The solar-powered Solar Impulse 2 airplane took off on its historic flight across the Pacific Ocean on Sunday. Swiss pilot André Borschberg will fly five days non-stop from China to Hawaii in the airplane powered by 17,000 solar cells.
NANJING, China – Swiss pilot André Borschberg took off in his Solar Impulse 2 airplane from the Eastern China city of Nanjing at 02:39 a.m. on Sunday (18:39 UTC, Saturday evening) on a record-breaking five-day flight covering 8,175 kilometers across the Pacific Ocean to Hawaii on the seventh and longest leg of its round-the-world flight. Borschberg will not use a single drop of fossil fuel on the historic flight in the single-seat airplane weighing just 2,300 kilograms and will instead rely on solar energy collected in its wings that are larger than a Boeing 747 to power its electric motors across the Pacific.

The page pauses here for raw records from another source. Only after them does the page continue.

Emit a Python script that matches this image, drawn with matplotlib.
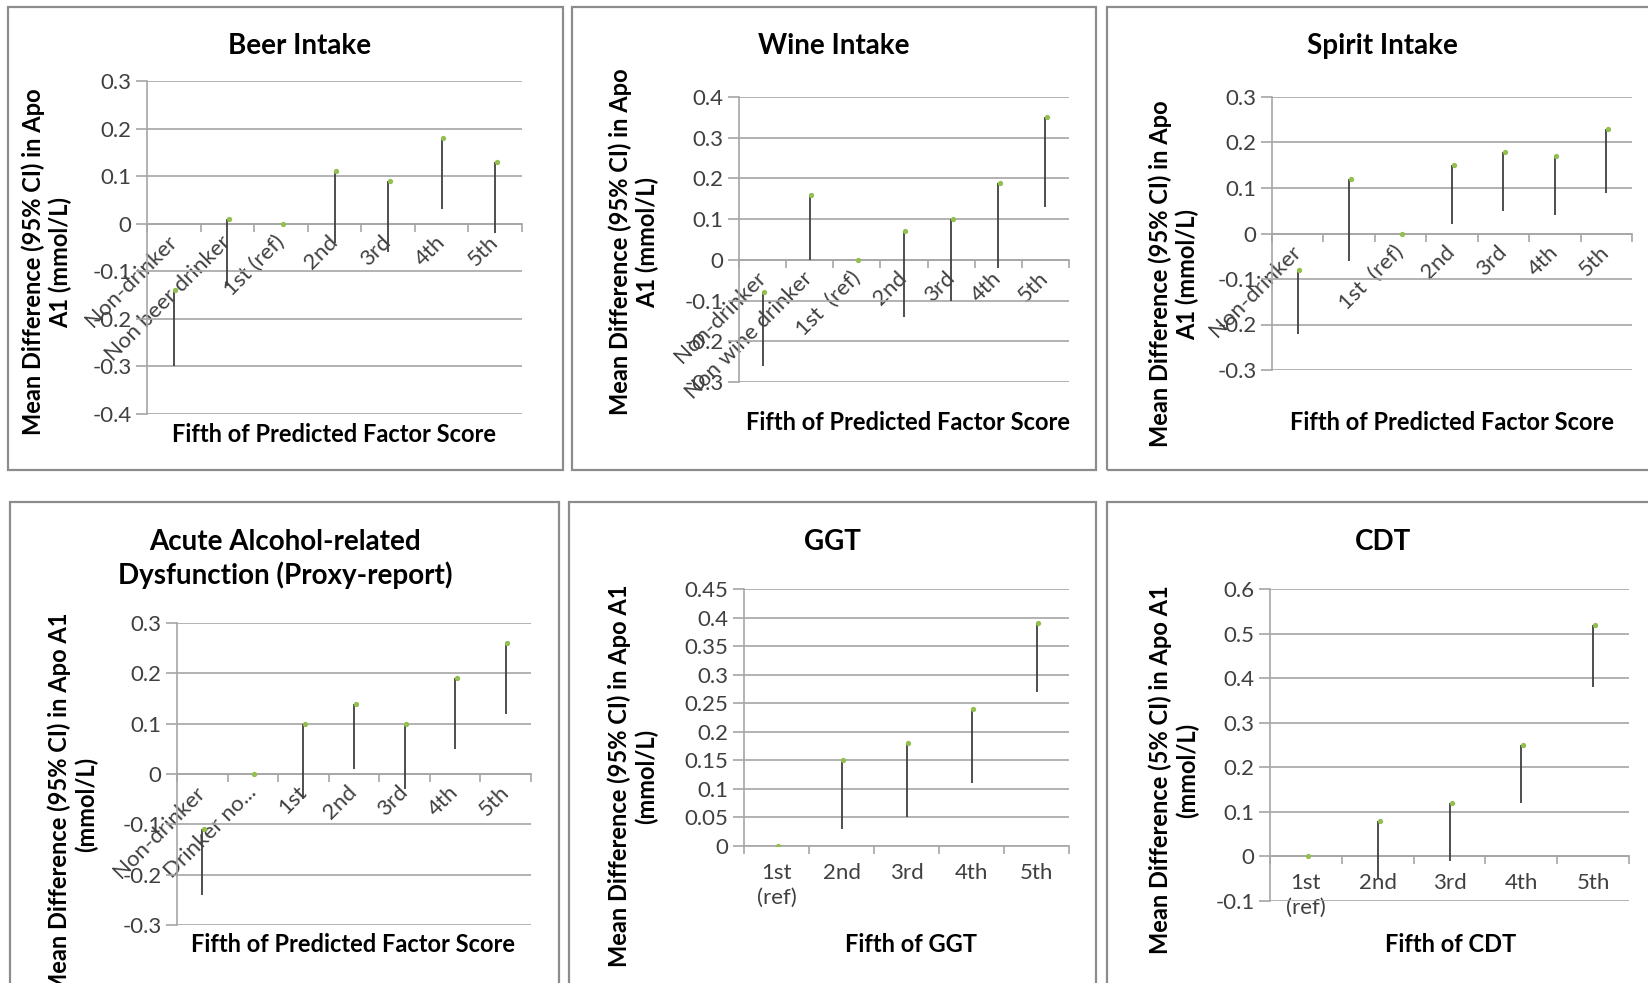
import numpy as np
import matplotlib
matplotlib.use("Agg")
import matplotlib.pyplot as plt
from matplotlib.patches import Rectangle
from matplotlib.ticker import FixedLocator, NullFormatter

plt.rcParams['font.family'] = ['Lato', 'DejaVu Sans']

W, H = 1648, 983

# ---- data ----
beer_cats = ["Non-drinker", "Non beer drinker", "1st (ref)", "2nd", "3rd", "4th", "5th"]
beer_high = [-0.14, 0.01, 0.0, 0.11, 0.09, 0.18, 0.13]
beer_low = [-0.30, -0.13, 0.0, -0.04, -0.06, 0.03, -0.02]

wine_cats = ["Non-drinker", "Non wine drinker", "1st  (ref)", "2nd", "3rd", "4th", "5th"]
wine_high = [-0.08, 0.16, 0.0, 0.07, 0.10, 0.19, 0.35]
wine_low = [-0.26, 0.0, 0.0, -0.14, -0.10, -0.02, 0.13]

spirit_cats = ["Non-drinker", "", "1st  (ref)", "2nd", "3rd", "4th", "5th"]
spirit_high = [-0.08, 0.12, 0.0, 0.15, 0.18, 0.17, 0.23]
spirit_low = [-0.22, -0.06, 0.0, 0.02, 0.05, 0.04, 0.09]

acute_cats = ["Non-drinker", "Drinker no...", "1st", "2nd", "3rd", "4th", "5th"]
acute_high = [-0.11, 0.0, 0.10, 0.14, 0.10, 0.19, 0.26]
acute_low = [-0.24, 0.0, -0.05, 0.01, -0.03, 0.05, 0.12]

ggt_cats = ["1st\n(ref)", "2nd", "3rd", "4th", "5th"]
ggt_high = [0.0, 0.15, 0.18, 0.24, 0.39]
ggt_low = [0.0, 0.03, 0.05, 0.11, 0.27]

cdt_cats = ["1st\n(ref)", "2nd", "3rd", "4th", "5th"]
cdt_high = [0.0, 0.08, 0.12, 0.25, 0.52]
cdt_low = [0.0, -0.05, -0.01, 0.12, 0.38]

YL_95 = "Mean Difference (95% CI) in Apo\nA1 (mmol/L)"
YL_95b = "Mean Difference (95% CI) in Apo A1\n(mmol/L)"
YL_5 = "Mean Difference (5% CI) in Apo A1\n(mmol/L)"
XL_FS = "Fifth of Predicted Factor Score"

GRID = "#a6a6a6"
LINE = "#404040"
GREEN = "#92c050"
TXT = "#404040"

fig = plt.figure(figsize=(W / 100, H / 100), dpi=100)


def px_text(x, y, s, **kw):
    fig.text(x / W, 1 - y / H, s, **kw)


def panel(box, plot, title, title_xy, ylabel, ylabel_xy, xlabel, xlabel_xy,
          cats, high, low, yticks, rotated=True):
    # outer frame
    x0, y0, x1, y1 = box
    fig.patches.append(Rectangle((x0 / W, 1 - y1 / H), (x1 - x0) / W, (y1 - y0) / H,
                                 transform=fig.transFigure, fill=False,
                                 edgecolor="#8c8c8c", linewidth=1.6))
    l, t, r, b = plot
    ax = fig.add_axes([l / W, 1 - b / H, (r - l) / W, (b - t) / H])
    n = len(cats)
    x = np.arange(n) + 0.5
    ax.vlines(x, low, high, color=LINE, linewidth=1.3, zorder=3)
    ax.plot(x + 0.03, high, linestyle="none", marker="o", markersize=2.8,
            color=GREEN, zorder=4)
    ax.set_xlim(0, n)
    ax.set_ylim(yticks[0], yticks[-1])
    ax.set_yticks(yticks)
    ax.set_yticklabels(["0" if v == 0 else "%g" % v for v in yticks])
    ax.grid(axis="y", color=GRID, linewidth=1.2)
    ax.set_axisbelow(True)
    for s in ("top", "right"):
        ax.spines[s].set_visible(False)
    ax.spines["left"].set_color(GRID)
    ax.spines["left"].set_linewidth(1.2)
    ax.spines["bottom"].set_position(("data", 0))
    ax.spines["bottom"].set_color(GRID)
    ax.spines["bottom"].set_linewidth(1.2)
    ax.tick_params(axis="y", length=8, color=GRID, width=1.2, labelsize=16,
                   labelcolor=TXT, pad=3)
    # tick marks at category boundaries, labels at category centres
    ax.xaxis.set_major_locator(FixedLocator(np.arange(n + 1)))
    ax.xaxis.set_major_formatter(NullFormatter())
    ax.xaxis.set_minor_locator(FixedLocator(x))
    ax.tick_params(axis="x", which="major", length=6, color=GRID, width=1.2)
    ax.tick_params(axis="x", which="minor", length=0, labelsize=16, labelcolor=TXT)
    if rotated:
        ax.set_xticklabels(cats, minor=True, rotation=45, ha="right", va="center",
                           rotation_mode="anchor")
        ax.tick_params(axis="x", which="minor", pad=11)
    else:
        ax.set_xticklabels(cats, minor=True, linespacing=1.3)
        ax.tick_params(axis="x", which="minor", pad=12)
    px_text(*title_xy, title, fontsize=20, fontweight="bold", color="black",
            ha="center", va="center", linespacing=1.3)
    px_text(*ylabel_xy, ylabel, fontsize=17, fontweight="bold", color="black",
            ha="center", va="center", rotation=90, multialignment="center",
            linespacing=1.2)
    px_text(*xlabel_xy, xlabel, fontsize=17, fontweight="bold", color="black",
            ha="center", va="center")
    return ax


panel((8, 7, 563, 470), (147, 81, 522, 414), "Beer Intake", (300, 46),
      YL_95, (47, 262), XL_FS, (334, 434),
      beer_cats, beer_high, beer_low, [-0.4, -0.3, -0.2, -0.1, 0, 0.1, 0.2, 0.3])

panel((572, 7, 1096, 470), (739, 97, 1069, 382), "Wine Intake", (834, 46),
      YL_95, (634, 242), XL_FS, (908, 422),
      wine_cats, wine_high, wine_low, [-0.3, -0.2, -0.1, 0, 0.1, 0.2, 0.3, 0.4])

panel((1107, 7, 1680, 470), (1272, 97, 1632, 370), "Spirit Intake", (1382, 46),
      YL_95, (1174, 274), XL_FS, (1452, 422),
      spirit_cats, spirit_high, spirit_low, [-0.3, -0.2, -0.1, 0, 0.1, 0.2, 0.3])

panel((10, 502, 559, 1010), (177, 623, 531, 925),
      "Acute Alcohol-related\nDysfunction (Proxy-report)", (285, 559),
      YL_95b, (73, 804), XL_FS, (353, 944),
      acute_cats, acute_high, acute_low, [-0.3, -0.2, -0.1, 0, 0.1, 0.2, 0.3])

panel((569, 502, 1096, 1010), (744, 589, 1069, 846), "GGT", (832, 542),
      YL_95b, (633, 776), "Fifth of GGT", (911, 944),
      ggt_cats, ggt_high, ggt_low,
      [0, 0.05, 0.1, 0.15, 0.2, 0.25, 0.3, 0.35, 0.4, 0.45], rotated=False)

panel((1107, 502, 1680, 1010), (1270, 589, 1629, 901), "CDT", (1383, 542),
      YL_5, (1174, 770), "Fifth of CDT", (1451, 944),
      cdt_cats, cdt_high, cdt_low, [-0.1, 0, 0.1, 0.2, 0.3, 0.4, 0.5, 0.6],
      rotated=False)

fig.savefig("out.png", dpi=100)
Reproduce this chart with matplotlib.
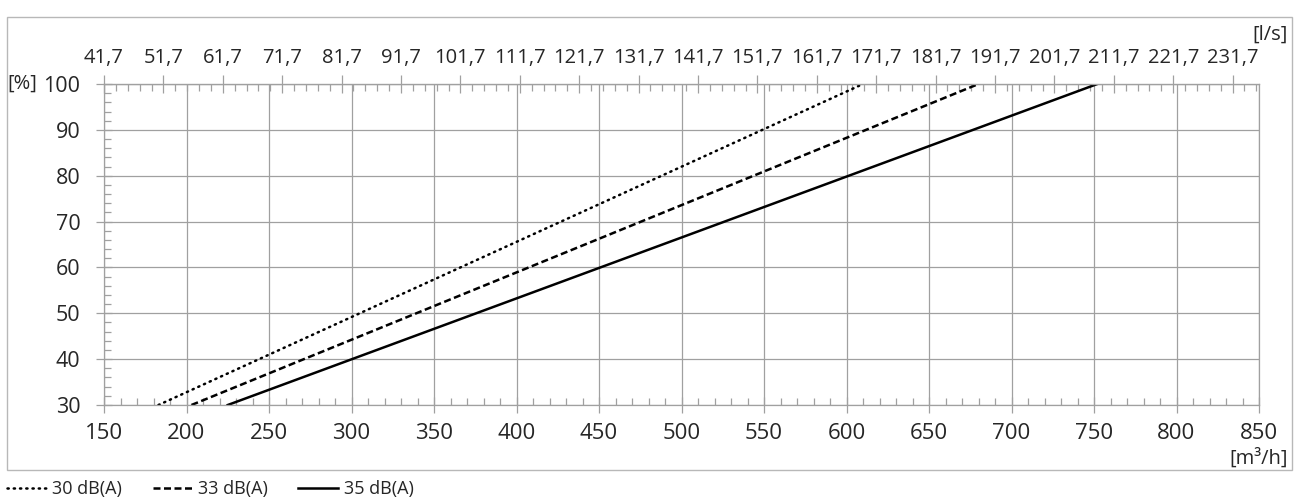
import numpy as np
import matplotlib.pyplot as plt
from matplotlib.patches import Rectangle
from matplotlib.ticker import FixedLocator, MultipleLocator, FuncFormatter

plt.rcParams['font.family'] = ['Open Sans', 'DejaVu Sans']

# air flow [m3/h] at the 30 % and 100 % ends of each curve
pct = [30, 100]
flow_30db = [183, 610]
flow_33db = [203, 680]
flow_35db = [225, 752]
labels = ["30 dB(A)", "33 dB(A)", "35 dB(A)"]

x_ticks = np.arange(150, 851, 50)
y_ticks = np.arange(30, 101, 10)

W, H = 1299, 498
fig = plt.figure(figsize=(W / 100, H / 100), dpi=100)
ax = fig.add_axes([104 / W, 1 - 405 / H, (1259 - 104) / W, (405 - 84) / H])

txt = "#262626"
grid = "#a0a0a0"

l1, = ax.plot(flow_30db, pct, color="black", lw=1.8, linestyle=(0, (0.5, 2.0)),
              dash_capstyle="round")
l2, = ax.plot(flow_33db, pct, color="black", lw=1.8, linestyle=(0, (2.8, 1.4)))
l3, = ax.plot(flow_35db, pct, color="black", lw=1.8)

ax.set_xlim(150, 850)
ax.set_ylim(30, 100)
ax.set_xticks(x_ticks)
ax.set_yticks(y_ticks)
ax.xaxis.set_minor_locator(MultipleLocator(10))
ax.yaxis.set_minor_locator(MultipleLocator(2))
ax.grid(True, which="major", color=grid, lw=0.9)
for s in ax.spines.values():
    s.set_color(grid)
    s.set_linewidth(0.9)

ax.tick_params(which="major", direction="inout", length=12, width=0.9,
               color=grid, labelcolor=txt)
ax.tick_params(axis="x", which="major", pad=7, labelsize=16)
ax.tick_params(axis="y", which="major", pad=11, labelsize=15.5)
ax.tick_params(which="minor", direction="in", length=5, width=0.9, color=grid)

# top axis in l/s
sec = ax.secondary_xaxis("top", functions=(lambda q: q / 3.6, lambda q: q * 3.6))
sec.xaxis.set_major_locator(FixedLocator(np.arange(150 / 3.6, 850 / 3.6, 10)))
sec.xaxis.set_minor_locator(FixedLocator(np.arange(150 / 3.6, 850 / 3.6 + 0.01, 2)))
sec.xaxis.set_major_formatter(FuncFormatter(lambda v, p: f"{v:.1f}".replace(".", ",")))
sec.tick_params(which="major", direction="inout", length=13, width=0.9,
                color=grid, labelsize=14.5, labelcolor=txt, pad=5)
sec.tick_params(which="minor", direction="in", length=5, width=0.9, color=grid)
sec.spines["top"].set_color(grid)

fig.text(7 / W, 1 - 84 / H, "[%]", fontsize=14.5, color=txt, va="center", ha="left")
fig.text(1288 / W, 1 - 35 / H, "[l/s]", fontsize=14.5, color=txt, va="center", ha="right")
fig.text(1288 / W, 1 - 459 / H, "[m\u00b3/h]", fontsize=14.5, color=txt, va="center", ha="right")

fig.patches.append(Rectangle((6.5 / W, 1 - 470 / H), (1292 - 6.5) / W, (470 - 17) / H,
                             transform=fig.transFigure, fill=False,
                             edgecolor="#b8b8b8", lw=1.0))

fig.legend([l1, l2, l3], labels, loc="center left", bbox_to_anchor=(7 / W, 1 - 489 / H),
           ncol=3, frameon=False, fontsize=13, handlelength=2.2, handletextpad=0.3,
           columnspacing=1.7, borderaxespad=0, borderpad=0, labelcolor=txt)

fig.savefig("out.png", dpi=100)
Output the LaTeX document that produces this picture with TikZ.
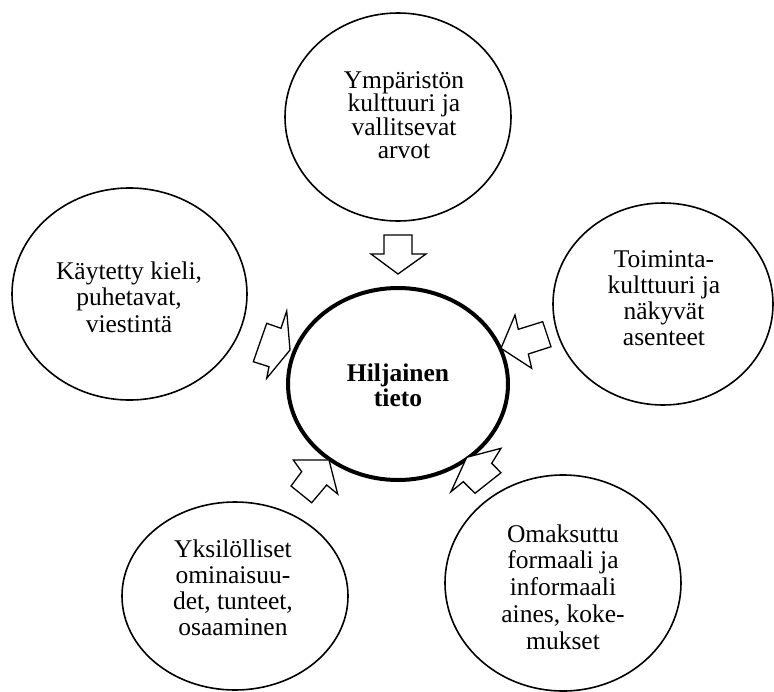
\documentclass[tikz,border=0pt]{standalone}
\usepackage{fontspec}
\setmainfont{Liberation Serif}
\usetikzlibrary{shapes.geometric}
\begin{document}
\begin{tikzpicture}[x=1pt,y=-1pt,
  bubble/.style={draw, ellipse, line width=1.6pt, inner sep=0pt},
  core/.style={draw, ellipse, line width=4pt, inner sep=0pt},
  lbl/.style={align=center, inner sep=0pt},
  barrow/.style={draw, fill=white, line width=1.3pt, line join=miter}]
\useasboundingbox (0,0) rectangle (774,691);
% outer bubbles
\node[bubble, minimum width=226pt, minimum height=208pt] (top) at (398,117) {};
\node[bubble, minimum width=235pt, minimum height=212pt] (left) at (129.5,294) {};
\node[bubble, minimum width=220pt, minimum height=202pt] (right) at (663,304) {};
\node[bubble, minimum width=226pt, minimum height=188pt] (bl) at (235,596) {};
\node[bubble, minimum width=236pt, minimum height=216pt] (br) at (563,583) {};
\node[core, minimum width=220pt, minimum height=192pt] (c) at (398,384) {};
% texts
\node[lbl, font=\fontsize{25.5}{23.5}\selectfont] (topt) at (404,115) {Ympäristön\\kulttuuri ja\\vallitsevat\\arvot};
\node[lbl, font=\fontsize{25.5}{26.7}\selectfont] (leftt) at (129,297) {Käytetty kieli,\\puhetavat,\\viestintä};
\node[lbl, font=\fontsize{25.5}{26.1}\selectfont] (rightt) at (664,298) {Toiminta-\\kulttuuri ja\\näkyvät\\asenteet};
\node[lbl, font=\fontsize{25.5}{26.1}\selectfont] (blt) at (233,588) {Yksilölliset\\ominaisuu-\\det, tunteet,\\osaaminen};
\node[lbl, font=\fontsize{25.5}{26.8}\selectfont] (brt) at (563,587) {Omaksuttu\\formaali ja\\informaali\\aines, koke-\\mukset};
\node[lbl, font=\bfseries\fontsize{25.5}{25}\selectfont] (ct) at (398,385) {Hiljainen\\tieto};
% block arrows
\draw[barrow] (384,235)--(412,235)--(412,254)--(426,254)--(398,274)--(371,254)--(384,254)--cycle;
\draw[barrow] (266.7,323.3)--(281,328.3)--(286.7,311)--(290,350)--(266.7,378.3)--(269,366.7)--(253.3,361.7)--cycle;
\draw[barrow] (542.7,321.7)--(518.3,329.3)--(515,315)--(501,348.3)--(531.7,368.3)--(528.3,354)--(551,346.7)--cycle;
\draw[barrow] (291,486)--(301.7,471.7)--(293.3,460)--(329,460)--(337.7,494)--(326.7,485)--(311.7,502.7)--cycle;
\draw[barrow] (466.7,457.3)--(501,448.3)--(491.7,463.3)--(501,472.7)--(475,493.3)--(463.3,481.7)--(451,491.7)--cycle;
\end{tikzpicture}
\end{document}
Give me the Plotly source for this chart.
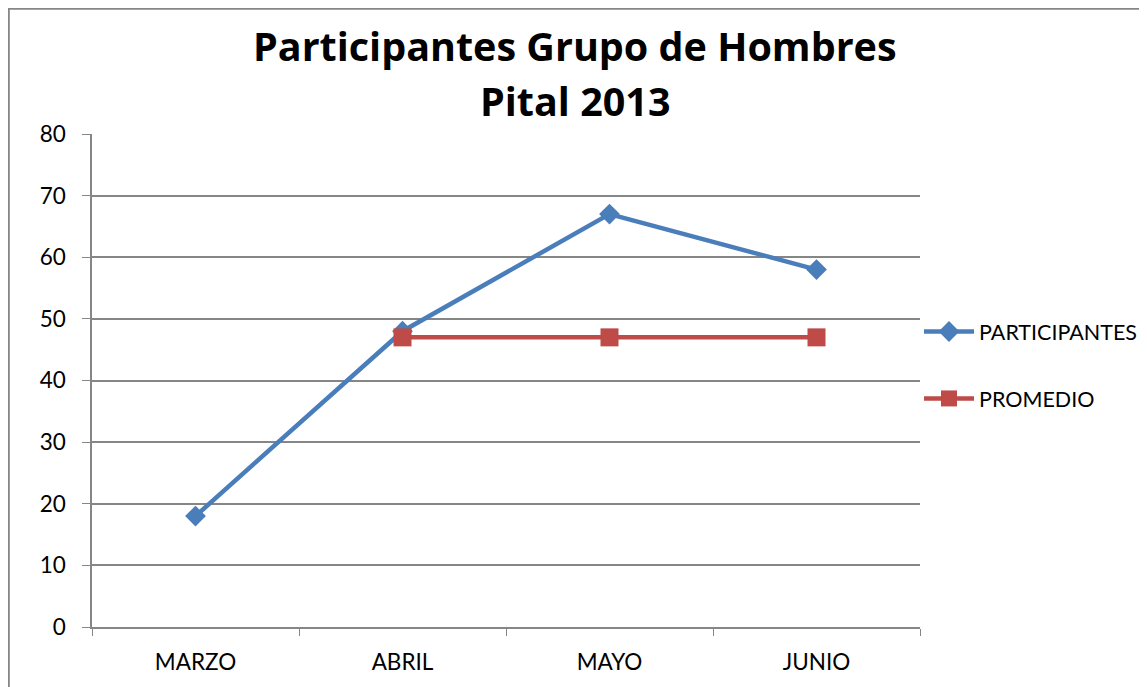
import plotly.graph_objects as go

categories = ["MARZO", "ABRIL", "MAYO", "JUNIO"]
participantes = [18, 48, 67, 58]
promedio = [None, 47, 47, 47]
y_ticks = [0, 10, 20, 30, 40, 50, 60, 70, 80]
title_lines = ["Participantes Grupo de Hombres", "Pital 2013"]

FONT = "Lato, Carlito, Calibri, sans-serif"
TFONT = "'Open Sans', Carlito, Calibri, sans-serif"
OFF = 8  # page body margin
W, H = 1147 - OFF, 687 - OFF
L, T = 92 - OFF, 134 - OFF
R = W - (920 - OFF)
B = H - (627 - OFF)
pw, ph = W - L - R, H - T - B


def px(sx):
    return (sx - OFF - L) / pw


def py(sy):
    return 1 - (sy - OFF - T) / ph


fig = go.Figure()
fig.add_trace(go.Scatter(
    x=categories, y=participantes, name="PARTICIPANTES", mode="lines+markers",
    line=dict(color="#4A7EBB", width=4.5),
    marker=dict(symbol="diamond", size=16, color="#4A7EBB"),
    legendgroup="a",
))
fig.add_trace(go.Scatter(
    x=categories, y=promedio, name="PROMEDIO", mode="lines+markers",
    line=dict(color="#BE4B48", width=4.5),
    marker=dict(symbol="square", size=18, color="#BE4B48"),
    legendgroup="b",
))

annotations = []
for txt, sy in zip(title_lines, [46, 101]):
    annotations.append(dict(
        text="<b>" + txt + "</b>", xref="paper", yref="paper",
        x=px(575), y=py(sy), xanchor="center", yanchor="middle",
        showarrow=False, font=dict(family=TFONT, size=39.5, color="black"),
    ))

fig.update_layout(
    width=W, height=H,
    margin=dict(l=L, r=R, t=T, b=B, autoexpand=False),
    paper_bgcolor="white", plot_bgcolor="white",
    font=dict(family=FONT, size=22, color="black"),
    annotations=annotations,
    showlegend=True,
    legend=dict(
        x=px(919), xanchor="left", y=py(311), yanchor="top",
        font=dict(family=FONT, size=21.5, color="black"),
        tracegroupgap=36, traceorder="grouped", itemwidth=50,
        bgcolor="rgba(0,0,0,0)",
    ),
    xaxis=dict(
        type="category", range=[-0.5, 3.5], showgrid=False,
        showline=True, linecolor="#868686", linewidth=1.5,
        ticks="outside", tickson="boundaries", ticklen=7, tickcolor="#868686",
        tickfont=dict(family=FONT, size=22.5, color="black"),
        ticklabelstandoff=14,
        fixedrange=True,
    ),
    yaxis=dict(
        range=[0, 80], tickvals=y_ticks, showgrid=True, gridcolor="#868686", gridwidth=1.5,
        showline=True, linecolor="#868686", linewidth=1.5,
        ticks="outside", ticklen=8, tickcolor="#868686",
        tickfont=dict(family=FONT, size=22.5, color="black"),
        ticklabelstandoff=12,
        zeroline=False, fixedrange=True,
    ),
    shapes=[dict(
        type="rect", xref="paper", yref="paper",
        x0=(0.8 - L) / pw, x1=(W + 20 - L) / pw,
        y0=-(B + 20) / ph, y1=1 + (T - 0.8) / ph,
        line=dict(color="#868686", width=2), fillcolor="rgba(0,0,0,0)", layer="below",
    )],
)

fig.write_html("out.html")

In a spectacular demonstration of the potential for renewable energy, Borschberg (62) will be alone in the tiny unpressurized and unheated cockpit for 120 hours. He will try to take several short naps of about 20 minutes several times each day to be able to stay alert for the ocean crossing. The perilous flight will also be the greatest challenge a solo pilot has ever faced, in an airplane that is powered by entirely from the renewable energy.
The Swiss adventurer will fly to an altitude of 9,000 meters during the day, attempting to stay above any cloud cover to collect as much solar energy as possible, and will descend to 1,500 meters at night – gliding at times with the engines switched off — to conserve energy as the airplane flies towards Hawaii at speeds averaging less than 100 kilometers per hour.
The zero-emission Solar Impulse 2 took off on its 35,000-kilometer journey around the world to promote the use of renewable energy from Abu Dhabi in the United Arab Emirates in Mar! ch, with Borschberg and fellow Swiss adventurer Bertrand Piccard taking turns at the controls of the plane with its 72-meter wingspan. The airplane has so far had stops in Oman, India, Myanmar and China. The longest flight so far was 20 hours. It is expected back in Abu Dhabi in July.